EXERCISE TASK: Type out the complete listing below word for word, without its pictures.
## Start INFORMATION PROVIDED
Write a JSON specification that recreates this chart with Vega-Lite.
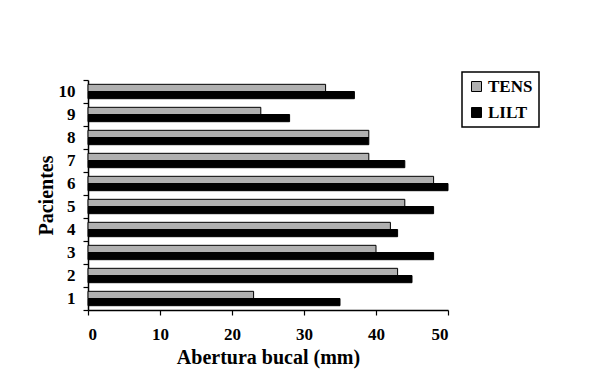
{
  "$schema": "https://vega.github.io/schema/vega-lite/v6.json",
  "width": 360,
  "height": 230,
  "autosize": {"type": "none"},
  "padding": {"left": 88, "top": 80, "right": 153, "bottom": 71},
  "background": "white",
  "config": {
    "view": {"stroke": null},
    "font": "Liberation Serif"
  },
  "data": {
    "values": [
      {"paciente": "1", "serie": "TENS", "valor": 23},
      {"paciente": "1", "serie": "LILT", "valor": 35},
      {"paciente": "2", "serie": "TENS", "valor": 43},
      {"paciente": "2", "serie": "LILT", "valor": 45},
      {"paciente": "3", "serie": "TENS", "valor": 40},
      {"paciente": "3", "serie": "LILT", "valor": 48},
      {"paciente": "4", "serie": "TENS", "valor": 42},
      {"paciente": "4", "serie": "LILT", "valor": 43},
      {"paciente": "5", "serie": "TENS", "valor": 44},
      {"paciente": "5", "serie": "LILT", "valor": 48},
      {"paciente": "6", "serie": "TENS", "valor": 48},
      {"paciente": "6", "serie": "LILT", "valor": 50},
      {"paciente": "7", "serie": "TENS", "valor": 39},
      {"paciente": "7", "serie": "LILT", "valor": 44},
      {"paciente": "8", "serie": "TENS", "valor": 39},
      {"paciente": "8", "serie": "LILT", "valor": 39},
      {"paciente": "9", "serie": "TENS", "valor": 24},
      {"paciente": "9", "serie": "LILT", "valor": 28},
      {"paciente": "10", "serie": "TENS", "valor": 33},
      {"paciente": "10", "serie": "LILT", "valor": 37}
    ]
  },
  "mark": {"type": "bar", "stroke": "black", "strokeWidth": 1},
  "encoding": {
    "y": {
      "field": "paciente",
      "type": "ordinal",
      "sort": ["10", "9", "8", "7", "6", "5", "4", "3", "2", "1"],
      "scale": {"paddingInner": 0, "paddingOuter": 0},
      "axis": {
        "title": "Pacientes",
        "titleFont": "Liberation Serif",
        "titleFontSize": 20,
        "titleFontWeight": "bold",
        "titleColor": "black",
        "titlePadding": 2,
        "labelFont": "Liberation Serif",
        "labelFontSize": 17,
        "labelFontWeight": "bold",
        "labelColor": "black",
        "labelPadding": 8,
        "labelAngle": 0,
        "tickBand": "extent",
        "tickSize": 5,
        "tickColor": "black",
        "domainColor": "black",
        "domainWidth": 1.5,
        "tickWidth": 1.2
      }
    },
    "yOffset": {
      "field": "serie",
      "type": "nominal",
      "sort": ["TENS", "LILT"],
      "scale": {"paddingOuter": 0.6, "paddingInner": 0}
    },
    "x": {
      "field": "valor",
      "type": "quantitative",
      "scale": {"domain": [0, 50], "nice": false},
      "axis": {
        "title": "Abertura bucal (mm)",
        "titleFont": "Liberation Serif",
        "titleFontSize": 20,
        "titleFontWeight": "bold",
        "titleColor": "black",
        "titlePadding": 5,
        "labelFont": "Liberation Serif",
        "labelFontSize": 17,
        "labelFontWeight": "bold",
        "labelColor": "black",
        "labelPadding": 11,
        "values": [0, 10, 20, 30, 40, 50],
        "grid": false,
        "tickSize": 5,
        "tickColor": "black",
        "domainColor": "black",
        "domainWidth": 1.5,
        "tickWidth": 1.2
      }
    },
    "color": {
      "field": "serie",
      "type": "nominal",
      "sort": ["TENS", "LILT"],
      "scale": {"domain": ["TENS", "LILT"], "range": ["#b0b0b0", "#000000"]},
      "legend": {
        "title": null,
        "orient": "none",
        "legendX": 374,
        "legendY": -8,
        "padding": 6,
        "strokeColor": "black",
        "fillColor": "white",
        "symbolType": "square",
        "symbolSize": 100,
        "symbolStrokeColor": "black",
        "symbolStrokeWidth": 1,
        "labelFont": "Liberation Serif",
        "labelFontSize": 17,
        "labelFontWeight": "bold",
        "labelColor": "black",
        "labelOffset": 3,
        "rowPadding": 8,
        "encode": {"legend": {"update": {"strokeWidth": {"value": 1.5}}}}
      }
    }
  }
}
## End INFORMATION PROVIDED
RESULT FOR THIS EXERCISE:
Write a JSON specification that recreates this chart with Vega-Lite.
{
  "$schema": "https://vega.github.io/schema/vega-lite/v6.json",
  "width": 360,
  "height": 230,
  "autosize": {"type": "none"},
  "padding": {"left": 88, "top": 80, "right": 153, "bottom": 71},
  "background": "white",
  "config": {
    "view": {"stroke": null},
    "font": "Liberation Serif"
  },
  "data": {
    "values": [
      {"paciente": "1", "serie": "TENS", "valor": 23},
      {"paciente": "1", "serie": "LILT", "valor": 35},
      {"paciente": "2", "serie": "TENS", "valor": 43},
      {"paciente": "2", "serie": "LILT", "valor": 45},
      {"paciente": "3", "serie": "TENS", "valor": 40},
      {"paciente": "3", "serie": "LILT", "valor": 48},
      {"paciente": "4", "serie": "TENS", "valor": 42},
      {"paciente": "4", "serie": "LILT", "valor": 43},
      {"paciente": "5", "serie": "TENS", "valor": 44},
      {"paciente": "5", "serie": "LILT", "valor": 48},
      {"paciente": "6", "serie": "TENS", "valor": 48},
      {"paciente": "6", "serie": "LILT", "valor": 50},
      {"paciente": "7", "serie": "TENS", "valor": 39},
      {"paciente": "7", "serie": "LILT", "valor": 44},
      {"paciente": "8", "serie": "TENS", "valor": 39},
      {"paciente": "8", "serie": "LILT", "valor": 39},
      {"paciente": "9", "serie": "TENS", "valor": 24},
      {"paciente": "9", "serie": "LILT", "valor": 28},
      {"paciente": "10", "serie": "TENS", "valor": 33},
      {"paciente": "10", "serie": "LILT", "valor": 37}
    ]
  },
  "mark": {"type": "bar", "stroke": "black", "strokeWidth": 1},
  "encoding": {
    "y": {
      "field": "paciente",
      "type": "ordinal",
      "sort": ["10", "9", "8", "7", "6", "5", "4", "3", "2", "1"],
      "scale": {"paddingInner": 0, "paddingOuter": 0},
      "axis": {
        "title": "Pacientes",
        "titleFont": "Liberation Serif",
        "titleFontSize": 20,
        "titleFontWeight": "bold",
        "titleColor": "black",
        "titlePadding": 2,
        "labelFont": "Liberation Serif",
        "labelFontSize": 17,
        "labelFontWeight": "bold",
        "labelColor": "black",
        "labelPadding": 8,
        "labelAngle": 0,
        "tickBand": "extent",
        "tickSize": 5,
        "tickColor": "black",
        "domainColor": "black",
        "domainWidth": 1.5,
        "tickWidth": 1.2
      }
    },
    "yOffset": {
      "field": "serie",
      "type": "nominal",
      "sort": ["TENS", "LILT"],
      "scale": {"paddingOuter": 0.6, "paddingInner": 0}
    },
    "x": {
      "field": "valor",
      "type": "quantitative",
      "scale": {"domain": [0, 50], "nice": false},
      "axis": {
        "title": "Abertura bucal (mm)",
        "titleFont": "Liberation Serif",
        "titleFontSize": 20,
        "titleFontWeight": "bold",
        "titleColor": "black",
        "titlePadding": 5,
        "labelFont": "Liberation Serif",
        "labelFontSize": 17,
        "labelFontWeight": "bold",
        "labelColor": "black",
        "labelPadding": 11,
        "values": [0, 10, 20, 30, 40, 50],
        "grid": false,
        "tickSize": 5,
        "tickColor": "black",
        "domainColor": "black",
        "domainWidth": 1.5,
        "tickWidth": 1.2
      }
    },
    "color": {
      "field": "serie",
      "type": "nominal",
      "sort": ["TENS", "LILT"],
      "scale": {"domain": ["TENS", "LILT"], "range": ["#b0b0b0", "#000000"]},
      "legend": {
        "title": null,
        "orient": "none",
        "legendX": 374,
        "legendY": -8,
        "padding": 6,
        "strokeColor": "black",
        "fillColor": "white",
        "symbolType": "square",
        "symbolSize": 100,
        "symbolStrokeColor": "black",
        "symbolStrokeWidth": 1,
        "labelFont": "Liberation Serif",
        "labelFontSize": 17,
        "labelFontWeight": "bold",
        "labelColor": "black",
        "labelOffset": 3,
        "rowPadding": 8,
        "encode": {"legend": {"update": {"strokeWidth": {"value": 1.5}}}}
      }
    }
  }
}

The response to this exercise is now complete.